# Free wood



## Rusty Nesmith (Feb 1, 2020)

I am not a fan of glueing lumber together to make a bowl. I would rather have a log. I called a local mill to see if they had any scraps. Talked to the guy on the phone for half an hour, very friendly. He said come up he has a couple of small things. I went up and we talked for at least an hour. He gave me a walnut log and a chunk of what he called Osage orange. They are larger than what the look like in the pictures. He said come back when I need more. Going to have to study the orange for awhile to figure the best way to divide it up.


----------



## kp91 (Sep 10, 2004)

That's a good friend to have! Wouldn't hurt to make him a candy dish for his desk so he will think of you when he has more to give away


----------



## difalkner (Jan 3, 2012)

Nice!
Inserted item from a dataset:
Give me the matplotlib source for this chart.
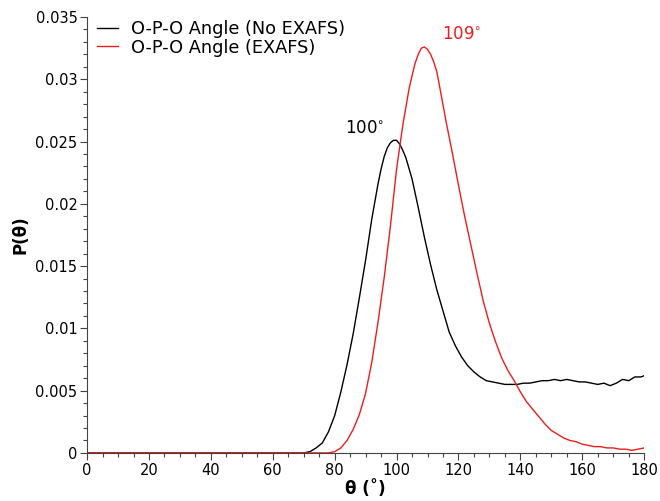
import matplotlib
matplotlib.use("Agg")
import numpy as np
from matplotlib import pyplot as plt
from matplotlib.ticker import MultipleLocator

# O-P-O angle distribution, no EXAFS
theta_noexafs = [0, 70, 72, 74, 76, 78, 80, 82, 84, 86, 88, 90, 92, 94, 95, 96, 97, 98,
                 99, 100, 101, 102, 103, 105, 107, 109, 111, 113, 115, 117, 119, 121,
                 123, 125, 127, 129, 131, 133, 135, 137, 139, 141, 143, 145, 147, 149,
                 151, 153, 155, 157, 159, 161, 163, 165, 167, 169, 171, 173, 175, 177,
                 179, 180]
p_noexafs = [0, 0, 0.0001, 0.0004, 0.0008, 0.0017, 0.0030, 0.0049, 0.0071, 0.0096,
             0.0125, 0.0155, 0.0188, 0.0216, 0.0228, 0.0238, 0.0245, 0.0249,
             0.0251, 0.0251, 0.0248, 0.0243, 0.0237, 0.0220, 0.0197, 0.0173, 0.0151,
             0.0131, 0.0114, 0.0097, 0.0086, 0.0077,
             0.0070, 0.0065, 0.0061, 0.0058, 0.0057, 0.0056, 0.0055, 0.0055, 0.0055,
             0.0056, 0.0056, 0.0057, 0.0058, 0.0058,
             0.0059, 0.0058, 0.0059, 0.0058, 0.0057, 0.0057, 0.0056, 0.0055, 0.0056,
             0.0054, 0.0056, 0.0059, 0.0058, 0.0061,
             0.0061, 0.0062]

# O-P-O angle distribution, with EXAFS
theta_exafs = [0, 78, 80, 82, 84, 86, 88, 90, 92, 94, 96, 98, 100, 102, 104, 105, 106,
               107, 108, 109, 110, 111, 112, 113, 114, 116, 118, 120, 122, 124, 126,
               128, 130, 132, 134, 136, 138, 140, 142, 144, 146, 148, 150, 152, 154,
               156, 158, 160, 162, 164, 166, 168, 170, 172, 174, 176, 178, 180]
p_exafs = [0, 0, 0.0001, 0.0004, 0.0010, 0.0019, 0.0031, 0.0048, 0.0073, 0.0105,
           0.0141, 0.0182, 0.0228, 0.0263, 0.0292, 0.0303, 0.0313,
           0.0320, 0.0325, 0.0326, 0.0324, 0.0320, 0.0314, 0.0306, 0.0293, 0.0266,
           0.0241, 0.0215, 0.0190, 0.0167, 0.0144,
           0.0122, 0.0104, 0.0089, 0.0076, 0.0066, 0.0058, 0.0049, 0.0041, 0.0035,
           0.0029, 0.0023, 0.0018, 0.0015, 0.0012,
           0.0010, 0.0009, 0.0007, 0.0006, 0.0005, 0.0005, 0.0004, 0.0004, 0.0003,
           0.0003, 0.0002, 0.0003, 0.0004]

fig = plt.figure(figsize=(6.6, 5.01), dpi=100)
ax = fig.add_axes([0.132, 0.096, 0.844, 0.870])

ax.plot(theta_noexafs, p_noexafs, color='black', lw=1.0, label='O-P-O Angle (No EXAFS)')
ax.plot(theta_exafs, p_exafs, color='#ee1c1c', lw=1.0, label='O-P-O Angle (EXAFS)')

ax.text(89.8, 0.0261, '100$^{\\circ}$', color='black', fontsize=12, ha='center', va='center')
ax.text(121, 0.0336, '109$^{\\circ}$', color='#ee1c1c', fontsize=12, ha='center', va='center')

ax.set_xlim(0, 180)
ax.set_ylim(0, 0.035)
ax.xaxis.set_major_locator(MultipleLocator(20))
ax.xaxis.set_minor_locator(MultipleLocator(5))
ax.yaxis.set_minor_locator(MultipleLocator(0.001))
ax.set_yticks([0, 0.005, 0.01, 0.015, 0.02, 0.025, 0.03, 0.035])
ax.set_yticklabels(['0', '0.005', '0.01', '0.015', '0.02', '0.025', '0.03', '0.035'])

for s in ['top', 'right']:
    ax.spines[s].set_visible(False)
for s in ['left', 'bottom']:
    ax.spines[s].set_color('#444444')
    ax.spines[s].set_linewidth(0.8)
ax.tick_params(which='major', direction='out', length=5, width=0.8, color='#444444',
               labelsize=10.5, pad=2)
ax.tick_params(which='minor', direction='out', length=3, width=0.8, color='#444444')

ax.set_xlabel('θ (˚)', fontsize=12, fontweight='bold', labelpad=2)
ax.set_ylabel('P(θ)', fontsize=12, fontweight='bold', labelpad=4)

ax.legend(loc='upper left', fontsize=12.8, frameon=False, handlelength=1.2,
          handletextpad=0.7, borderaxespad=0.0, labelspacing=0.05,
          bbox_to_anchor=(0.005, 1.01))

fig.savefig('out.png', dpi=100)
Looks pretty wet; what's the moisture content on these?

David


----------



## Rusty Nesmith (Feb 1, 2020)

difalkner said:


> Nice! Looks pretty wet; what's the moisture content on these?
> 
> David


Not sure and have no way to test it. They have been sitting out in the rain and snow.


----------



## DesertRatTom (Jul 3, 2012)

Give him a bowl, but write a thank you note with your name and number on the bottom. Make it easy to find you.


----------



## Rusty Nesmith (Feb 1, 2020)

I got the walnut cut in half and one bowl rough turned and in the drying box.


----------



## old55 (Aug 11, 2013)

Looks nice.


----------



## marecat3 (Nov 30, 2010)

Nice


----------



## DesertRatTom (Jul 3, 2012)

Wow. I want one. That is one of the most beautiful wood bowls I've seen.


----------